Becoming a parent is something uniquely rewarding and unlike any other life experience. But does this mean that the parent who almost always shoulders the main day-to-day responsibility for family care should routinely also experience low pay and significant risk of chronic stress?
‘Even when their children have left home, the average hourly wage of their mothers remained at 72% of the male average,’ we are told today in The Guardian.
I imagine that no-one who’s actually considered this will be surprised. It’s part of the findings of a new large-scale research report, Newborns and New Schools (Brewer and Paull, Jan. 2006, Institute of Fiscal Studies / Department of Work and Pensions).
Having, and sharing life with, our own children is probably the most amazing and rewarding experiences most of us, men and women alike, can choose to have. But it’s not an equitable choice.
Stress is inequitable too
On another page of today’s Guardian we read that research on civil servants shows women are five times more likely than men to have the risk factors linked with stress in the office – and it’s most apparent in the lower-paid levels of employment. This study (Tarani Chandola, UCL), like the DWP one, was very large, so we probably need to take it seriously.

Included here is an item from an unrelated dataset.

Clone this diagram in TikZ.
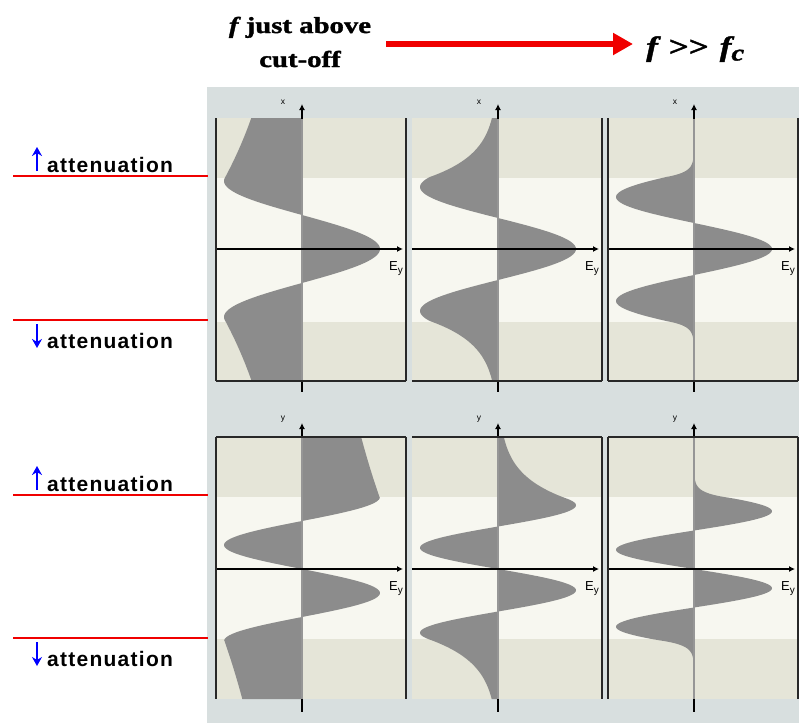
\documentclass[tikz,border=0pt]{standalone}
\usepackage{fontspec}
\setmainfont{Liberation Sans}
\newfontfamily\headfont[FakeStretch=1.25,FakeBold=1.5]{Liberation Serif}
\newfontfamily\attfont[LetterSpace=6]{Liberation Sans}
\usetikzlibrary{arrows.meta}
\definecolor{bggray}{RGB}{216,223,223}
\definecolor{banddark}{RGB}{229,229,216}
\definecolor{bandlight}{RGB}{247,247,240}
\definecolor{curvegray}{RGB}{140,140,140}
\definecolor{axisgray}{RGB}{150,150,150}
\definecolor{borderc}{RGB}{40,40,40}
\definecolor{redline}{RGB}{240,0,0}
\definecolor{bluearrow}{RGB}{0,0,255}
\tikzset{
  declare function={
    evenf(\u,\q,\a,\w)=78*cos(\q*max(min(\u,\a),-\a))*exp(-\w*max(abs(\u)-\a,0));
    oddf(\u,\q,\a,\w)=-78*sin(\q*max(min(\u,\a),-\a))*exp(-\w*max(abs(\u)-\a,0));
  },
  border/.style={draw=borderc, line width=1.5pt},
  haxis/.style={draw=black, line width=1.4pt, -{Latex[length=6pt,width=6pt]}},
  vaxisin/.style={draw=axisgray, line width=1.3pt},
  vaxisout/.style={draw=black, line width=1.4pt},
  eylabel/.style={anchor=north east, inner sep=0pt, font=\fontsize{13}{13}\selectfont},
  axlabel/.style={inner sep=0pt, font=\fontsize{8.5}{8.5}\selectfont},
  redrule/.style={draw=redline, line width=2.6pt},
  attlabel/.style={anchor=base west, inner sep=0pt, font=\attfont\bfseries\fontsize{21}{21}\selectfont},
  attarrow/.style={draw=bluearrow, line width=2pt, -{Stealth[length=9pt,width=10pt]}},
  headtext/.style={anchor=base, inner sep=0pt, font=\headfont\bfseries\fontsize{23}{23}\selectfont},
}
\begin{document}
\begin{tikzpicture}[x=1pt,y=-1pt]
\useasboundingbox (0,0) rectangle (799,723);
\fill[white] (0,0) rectangle (799,723);
\fill[bggray] (207,87) rectangle (799,723);

% ---------- header ----------
\node[headtext] (h1) at (300,33) {{\itshape f} just above};
\node[headtext] (h2) at (300,67) {cut-off};
\node[headtext, anchor=base west, font=\headfont\bfseries\fontsize{28}{28}\selectfont] (h3) at (646,56) {{\itshape f}\hspace{11pt}{>>}\hspace{11pt}{\itshape f}\raisebox{-0.35ex}{\fontsize{23}{23}\selectfont\itshape c}};
\coordinate (arS) at (386,44);
\coordinate (arE) at (633,44);
\draw[draw=redline, line width=6pt, -{Triangle[length=20pt,width=21pt]}] (arS) -- (arE);

% ---------- top row (even mode) ----------
\foreach \px/\kk/\gg/\lb in {216/2.647/0.007/1, 412/2.903/0.041/0, 608/3.46/0.2/1} {
  \pgfmathsetmacro\ax{\px+86}
  \pgfmathsetmacro\rx{\px+190}
  \fill[banddark] (\px,118) rectangle (\rx,381);
  \fill[bandlight] (\px,178) rectangle (\rx,322);
  \fill[curvegray] (\ax,118) -- plot[domain=118:381,samples=264,variable=\t] ({\ax+evenf(249-\t,\kk,72,\gg)},\t) -- (\ax,381) -- cycle;
  \draw[vaxisin] (\ax,118) -- (\ax,381);
  \draw[vaxisout] (\ax,381) -- (\ax,392);
  \draw[vaxisout, -{Latex[length=6pt,width=6pt]}] (\ax,118.5) -- (\ax,104);
  \draw[haxis] (\px,249) -- (\rx-3,249);
  \node[eylabel] at (\rx-3,261) {E\raisebox{-0.45ex}{\fontsize{10}{10}\selectfont y}};
  \node[axlabel] at (\ax-19,102) {x};
  \draw[border] (\px,381) -- (\rx,381);
  \draw[border] (\rx,118) -- (\rx,381);
  \ifnum\lb=1 \draw[border] (\px,118) -- (\px,381); \fi
}

% ---------- bottom row (odd mode) ----------
\foreach \px/\kk/\gg/\lb in {216/3.75/0.0045/1, 412/4.235/0.04/0, 608/4.675/0.2/1} {
  \pgfmathsetmacro\ax{\px+86}
  \pgfmathsetmacro\rx{\px+190}
  \fill[banddark] (\px,437) rectangle (\rx,699);
  \fill[bandlight] (\px,497) rectangle (\rx,639);
  \fill[curvegray] (\ax,437) -- plot[domain=437:699,samples=264,variable=\t] ({\ax+oddf(569-\t,\kk,71,\gg)},\t) -- (\ax,699) -- cycle;
  \draw[vaxisin] (\ax,437) -- (\ax,699);
  \draw[vaxisout] (\ax,699) -- (\ax,712);
  \draw[vaxisout, -{Latex[length=6pt,width=6pt]}] (\ax,437.5) -- (\ax,423);
  \draw[haxis] (\px,569) -- (\rx-3,569);
  \node[eylabel] at (\rx-3,581) {E\raisebox{-0.45ex}{\fontsize{10}{10}\selectfont y}};
  \node[axlabel] at (\ax-19,419) {y};
  \draw[border] (\px,437) -- (\rx,437);
  \draw[border] (\rx,437) -- (\rx,699);
  \ifnum\lb=1 \draw[border] (\px,437) -- (\px,699); \fi
}

% ---------- left labels ----------
\foreach \ya/\yb/\n in {176/320/1, 495/638/2} {
  \coordinate (rl\n a) at (13,\ya);
  \coordinate (rr\n a) at (208,\ya);
  \coordinate (rl\n b) at (13,\yb);
  \coordinate (rr\n b) at (208,\yb);
  \draw[redrule] (rl\n a) -- (rr\n a);
  \draw[redrule] (rl\n b) -- (rr\n b);
  \node[attlabel] (up\n) at (47,\ya-4) {attenuation};
  \node[attlabel] (dn\n) at (47,\yb+28) {attenuation};
  \coordinate (ua\n) at (37,\ya-5);
  \coordinate (ub\n) at (37,\ya-29);
  \coordinate (da\n) at (37,\yb+4);
  \coordinate (db\n) at (37,\yb+28);
  \draw[attarrow] (ua\n) -- (ub\n);
  \draw[attarrow] (da\n) -- (db\n);
}
\end{tikzpicture}
\end{document}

And my point is… the stressors identified in chronic stress, a condition which can damage the metabolism of sufferers in very significant ways, are gender-related, aren’t they? Lower employment status equals more stress; and motherhood, sadly, is linked with lower status at work.
The conditions which bring about these gender-related outcomes may be complicated, but we need to acknowledge and explore them more directly. For whatever reasons many people, women sometimes as much as men, are uncomfortable with the ‘gender agenda’. Maybe it’s threatening?
But ignoring patently significant work-related health risks is silly – and a lot more than just silly – by anyone’s standards.